That Was Then

I prefer not to spend a lot of time hanging out in the past. Or rather, I tend to be very selective about it. On your first visit to my back yard, I will quite likely mention to you that the 50-foot-tall redwood tree was planted (from a sprout in a coffee can) by my sister when she was in Camp Fire Girls. If the tree were to die, on the other hand, or had to be cut down, I would be unlikely ever to talk about it, unless the subject of trees came up. Reminiscences are worth indulging in only if they connect to something that’s going on now — and preferably something marvelous, like a redwood tree.

The past is very large. The older I get, the more of it there is. And dwelling on it is depressing. A few bits are nice, and I like remembering them, but most of it, not so much. I don’t like remembering how young and vigorous I was, and I don’t like remembering all of the things I’ve screwed up in my life. It’s much nicer to just accept the past, shrug it off, and concentrate on whatever I’m doing now.

I still have a few boxes to go through of stuff that my mother left. I’m finding programs of school plays I was in in high school, of concerts that I played in youth orchestras in the 1960s. I found an essay I wrote for a college application. What I mostly remember from that period is how lonely and confused I was. Those emotions swirl around the memorabilia and make me want to toss everything out.

That’s probably what I’ll do. Since I don’t have any kids, none of it will ever be of interest to anybody but me. And I don’t want to hang out there.

In 1981 an art gallery owner in San Francisco defrauded my father and several other painters, ran off owing them money. Tonight I found copies of the lawsuit that was filed against the gallery owner. This is sad because there are so many paintings that my father did that have disappeared somewhere along the way. I don’t know who owns them. I hope somebody has them hanging on walls, here and there — I know of at least one person who has one, in Sacramento — but the underlying feeling is one of loss.

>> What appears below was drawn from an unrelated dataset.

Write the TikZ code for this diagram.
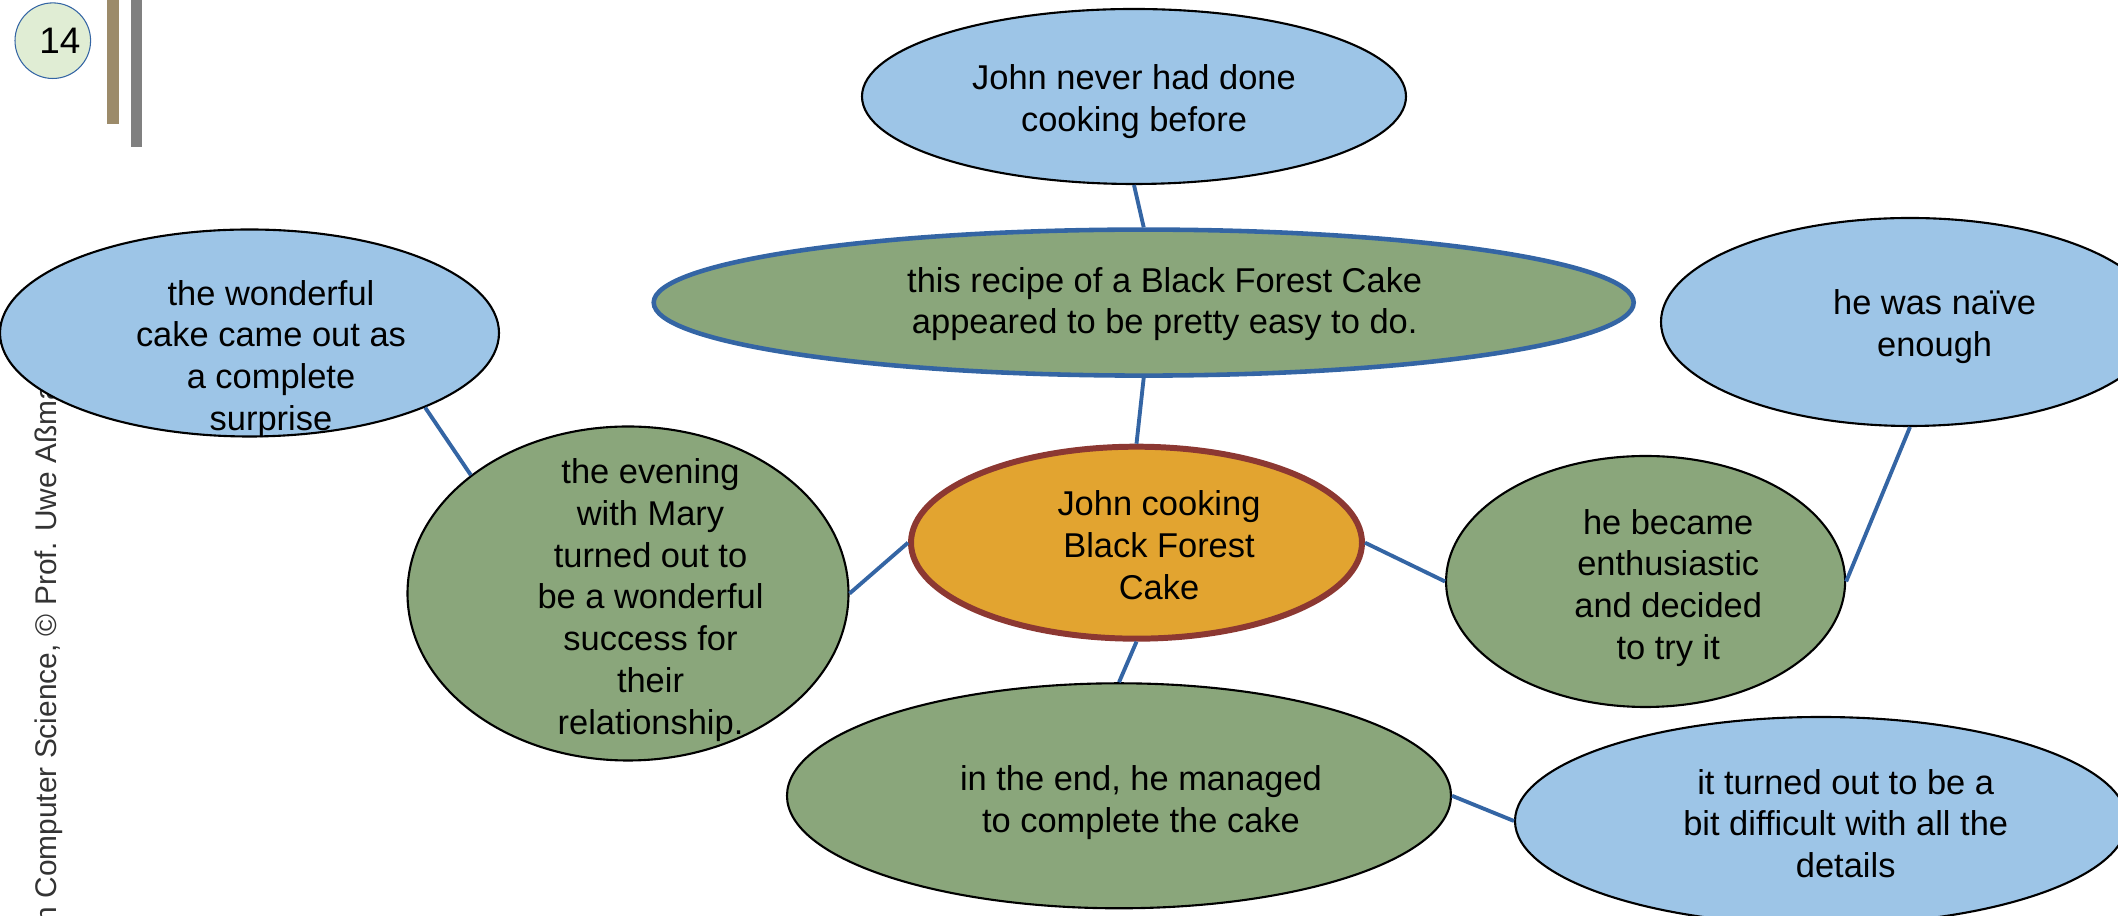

I found some 35mm slides of paintings that I no longer have or even remember, but the local copy shop doesn’t have a machine that can scan slides. Maybe I’ll be able to get them scanned somehow. Things like the slides are worth keeping, but even so, they’re tinged with a sense of loss.

I have the hospital bills for both my sister’s and my birth. I kept those, though I’m not sure why. At least there’s no sense of sadness around them — they’re just curiosities. My birth cost $96.20. The diary pages in which Mom recorded my tonsillitis, though — into the recycling bin with them.

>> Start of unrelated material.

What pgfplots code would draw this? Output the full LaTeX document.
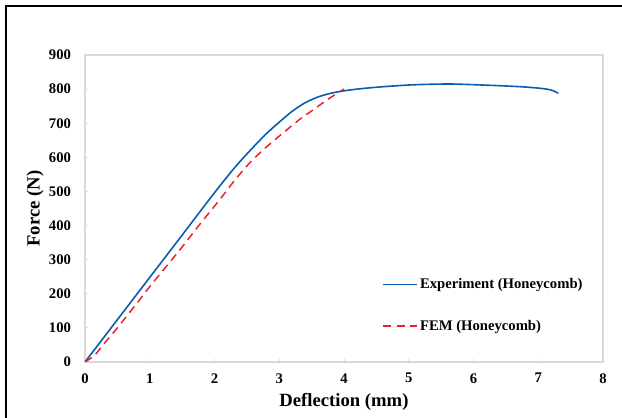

Near the end of my father’s life, when his eyesight was failing, he became progressively disengaged from the present. He had little to do but reminisce, but the things he reminisced about were, in some sense, oddly impersonal. I don’t remember him talking about being in the Coast Guard in World War II, or about his younger years in Sacramento, or about his father’s farm in Decatur, but he became a bit obsessed with the fact that in 1931, he had played golf a couple of times with Bob Hope.

Hope was, at the time, a touring vaudeville comedian, and my father painted posters in the local theater. My theory about the golf outings is that probably my father had a car. The touring entertainers would have arrived on the train, so a backstage conversation about golfing would have had an obvious outcome. In any event, somebody in the foursome shot a hole in one, so there was a picture of them in the local paper. My father remembered the golf game and eventually sent off to the Decatur paper for a photo of the page that had the article about the golf game. He wanted to feel connected to Bob Hope.

Tonight I found the negative photo of that page, and a print of it. I figure I’ll keep it so my sister can see it (using the word “see” loosely, as her eyesight is very poor). But I can’t quite shake the feeling that my father was holding onto the wrong things. So if I’m holding onto an item that memorializes his holding onto the wrong things, what does that say about me?

The photo of the horse and wagon that his father used to take fruits and vegetables to market from the farm, though — that’s cool. I don’t mind having that. I might even have it matted and framed.